LIC Helps Hindustan Aeronautics IPO Hit Finish Line; Sandhar Issue Covered 40%

Hindustan Aeronautics Ltd’s initial public offering (IPO) was fully covered on its final day Tuesday, thanks to support from Life Insurance Corporation (LIC) of India, while the public issue of Sandhar Technologies Ltd picked up pace after a slow start on Monday, reaching 40% subscription.

State-run aerospace and defence firm Hindustan Aeronautics’ IPO, which hit the Street after a five-year struggle, managed to sail through on the tail end of its final day.

The IPO, which has no anchor investors, received 33.7 million bids for 34.10 million shares on offer. The public issue was subscribed 99%, with a large portion of the bids flowing in the last few hours of the IPO, stock-exchange data showed.

Institutional buyers bid for 28.89 million shares, or 1.72 times the portion reserved for them.

Insurance behemoth LIC bid for shares worth Rs 2,500 crore, said three people aware of the development.

That accounts for roughly 60% of the total Rs 4,229 crore that the government aimed to raise through the public issue. LIC’s participation in the IPO could not be independently ascertained.

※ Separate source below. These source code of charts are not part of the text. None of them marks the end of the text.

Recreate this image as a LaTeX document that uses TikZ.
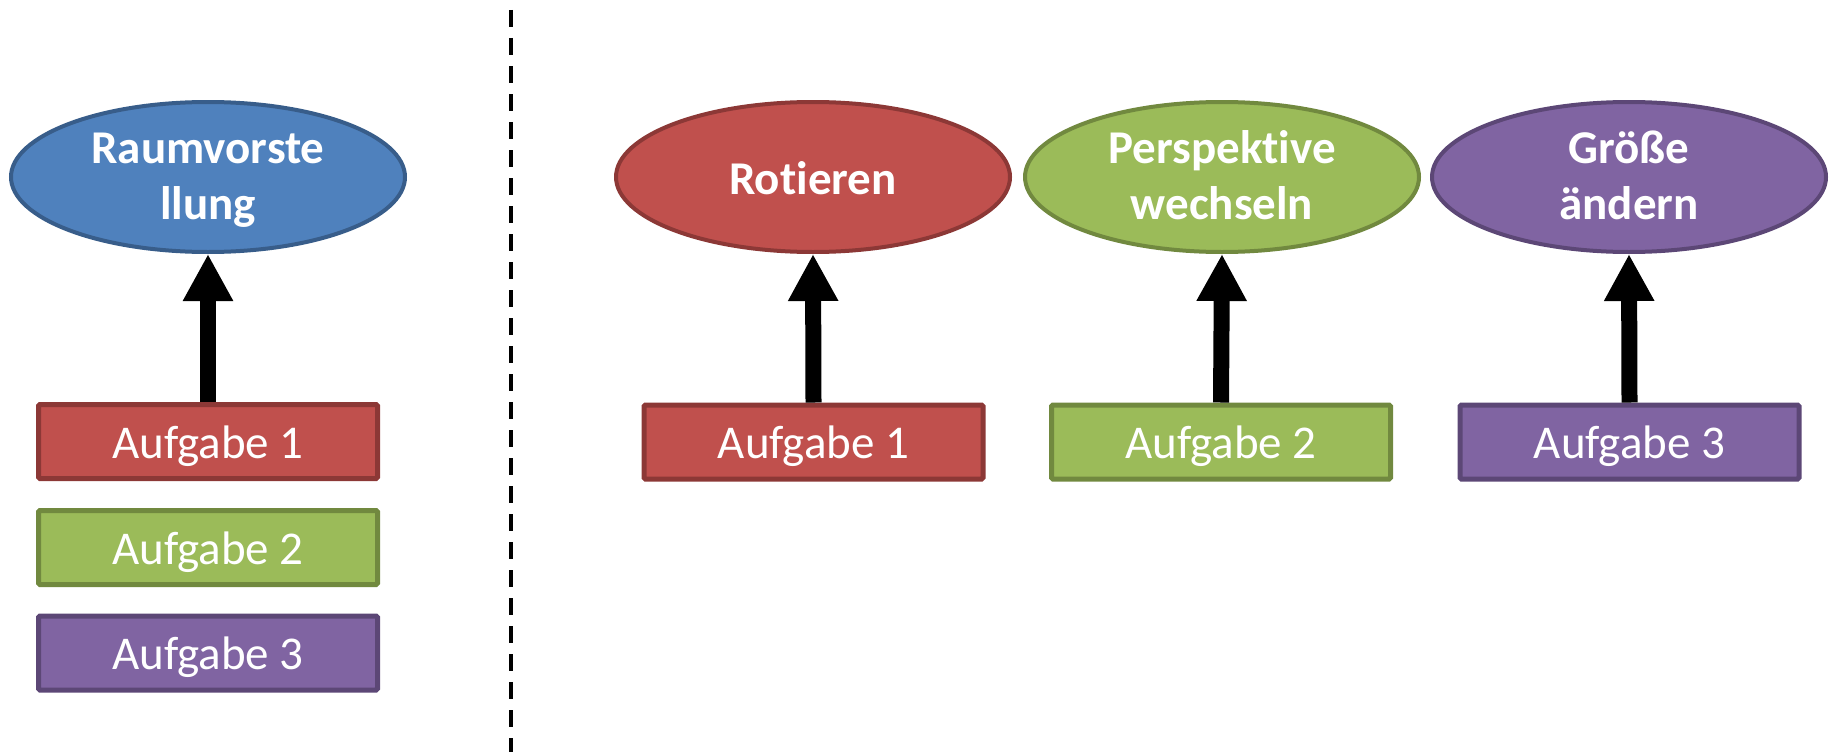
\documentclass[tikz,border=0pt]{standalone}
\usepackage{fontspec}
\setmainfont{Carlito}[Ligatures=NoCommon]
\usetikzlibrary{shapes.geometric,arrows.meta}

\definecolor{blueFill}{HTML}{4F81BD}\definecolor{blueLine}{HTML}{385D8A}
\definecolor{redFill}{HTML}{C0504D}\definecolor{redLine}{HTML}{8C3836}
\definecolor{greenFill}{HTML}{9BBB59}\definecolor{greenLine}{HTML}{71893F}
\definecolor{purpleFill}{HTML}{8064A2}\definecolor{purpleLine}{HTML}{5C4776}

\tikzset{
  goal/.style={ellipse, draw=#1Line, fill=#1Fill, line width=4pt,
    minimum width=394pt, minimum height=150pt, inner sep=0pt},
  goaltext/.style={text=white, inner sep=0pt, align=center,
    font=\fontsize{47}{56}\selectfont\bfseries},
  task/.style={rectangle, draw=#1Line, fill=#1Fill, line width=5pt,
    rounded corners=1.5pt, minimum width=339pt, minimum height=74pt,
    inner sep=0pt, text=white, font=\fontsize{47}{56}\selectfont,
    text height=33pt, text depth=0pt},
  link/.style={line width=16pt, -{Triangle[width=47pt,length=47pt]}},
  divider/.style={line width=4pt, dash pattern=on 17pt off 11pt}
}

\begin{document}
\begin{tikzpicture}[x=1pt,y=-1pt]
\useasboundingbox (0,0) rectangle (1835,752);

% dividing line between the two views
\coordinate (divtop) at (511,10);
\coordinate (divbot) at (511,752);
\draw[divider] (divtop) -- (divbot);

% left: one overall ability fed by all three tasks
\node[goal=blue] (raum) at (208,177) {};
\node[goaltext] (raumT) at (raum.center) {\rule{0pt}{40pt}Raumvorste\\llung\rule[-12pt]{0pt}{12pt}};
\node[task=red] (l1) at (208,441.5) {Aufgabe 1};
\node[task=green] (l2) at (208,547.5) {Aufgabe 2};
\node[task=purple] (l3) at (208,653) {Aufgabe 3};
\draw[link] (l1.north) -- (raum.south);

% right: one sub-ability per task
\node[goal=red] (rot) at (813,177) {};
\node[goaltext, text height=34pt, text depth=0pt] (rotT) at (rot.center) {Rotieren};
\node[goal=green] (persp) at (1222,177) {};
\node[goaltext] (perspT) at (persp.center) {\rule{0pt}{40pt}Perspektive\\wechseln\rule[-12pt]{0pt}{12pt}};
\node[goal=purple] (groesse) at (1629,177) {};
\node[goaltext] (groesseT) at (groesse.center) {\rule{0pt}{40pt}Größe\\ändern\rule[-12pt]{0pt}{12pt}};

\node[task=red] (r1) at (813.5,442) {Aufgabe 1};
\node[task=green] (r2) at (1221,442) {Aufgabe 2};
\node[task=purple] (r3) at (1629.5,442) {Aufgabe 3};

\draw[link] (r1.north) -- (rot.south);
\draw[link] (r2.north) -- (persp.south);
\draw[link] (r3.north) -- (groesse.south);
\end{tikzpicture}
\end{document}
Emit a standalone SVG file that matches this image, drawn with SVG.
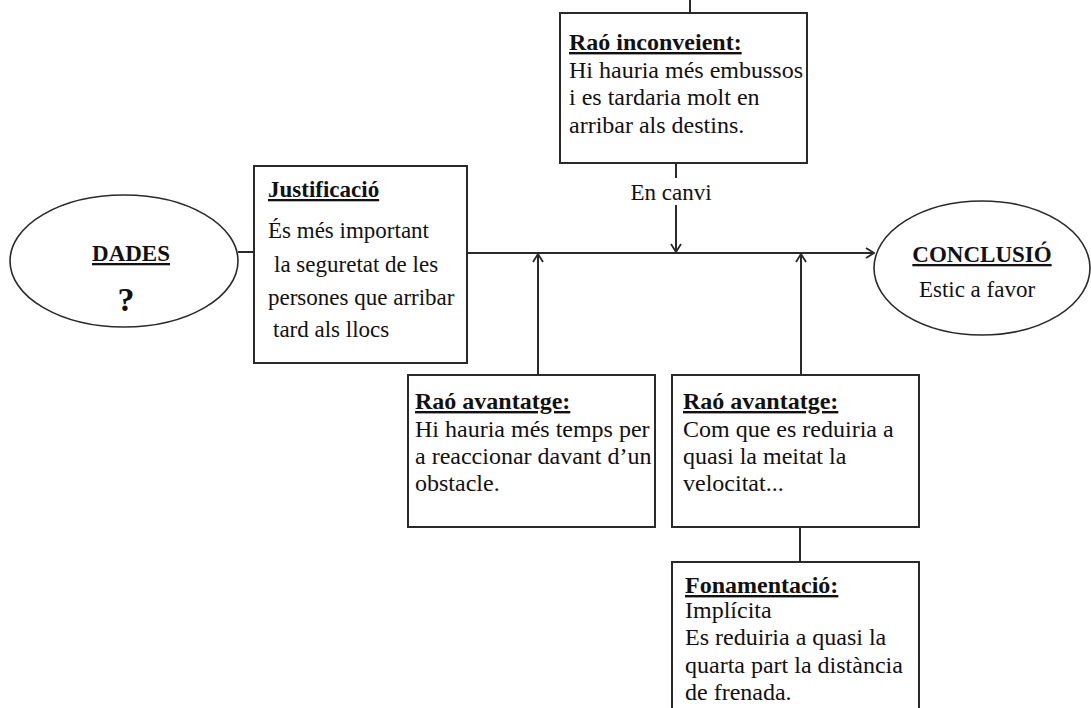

Foreign portfolio investors did not bid for a single share in the issue, data showed.

High net-worth individuals (HNIs) and corporate bodies bid for just 3.4% of the shares from their quota as IPO financing looked risky considering the weak undertone in the secondary markets.

In IPO financing, short-term capital is borrowed from various avenues, barring the banking one.

The portion set aside for retail investors, who cannot individually bid for shares exceeding Rs 2 lakh in value, was covered about 38%. The employee category, offering discounts, was subscribed 21%.

The public issue was subscribed 24% on the first day on Friday. It picked pace on the second day on Monday, with the IPO getting subscribed 45%.

Hindustan Aeronautics Ltd was seeking a valuation of Rs 41,464 crore ($6.4 billion) through its IPO, as calculated at the top end of the public issue’s share price band, Rs 1,215-1,240.

Retail investors were offered a discount of Rs 25 on the price at which the shares were allotted.
The promoter, the Union government, aimed to sell 34.10 million shares representing 10.2% stake in the firm through the public issue.

At the time of filing for the IPO last October, the government had decided to sell 36.15 million shares. However, the company bought back 27.11 million shares, or 7.5% stake, from the government two months later.

After this buyback, the number of shares for which money has been paid reduced from 361.5 million to 334.38 million, and, as a result, the size of the offer shrunk from 36.15 million to 34.10 million shares.

The government will get three years from the date of listing to bring its stake down to 75% or below to meet norms on minimum public holding.

Proceeds from the IPO could go towards meeting the fiscal deficit target for the current financial year, which has been revised from 3.2% to 3.5% of gross domestic product due to increased government spending.

A plan to list the firm was originally approved in 2012 but the company did not want to make key information public as part of the listing process. In 2013, it sought an exemption from the market regulator regarding the disclosure rule but did not get one.

In October last year, HAL filed its draft prospectus. In the same month, it got regulatory clearance.

Merchant bankers SBI Capital Markets and Axis Capital managed the IPO.

The Bengaluru-based firm was incorporated in 1963. It designs, develops, manufactures, repairs, overhauls and services a wide range of products including aircraft, helicopters, aero-engines, avionics, accessories and aerospace structures.

Its listed global peers include The Boeing Co., Airbus SE, Lockheed Martin, United Technologies and General Electric.

Other directly and indirectly listed firms in India’s defence space include Bharat Electronics Ltd, Reliance Naval (formerly Reliance Defence Engineering), Mahindra & Mahindra, Larsen & Toubro, and Cyient.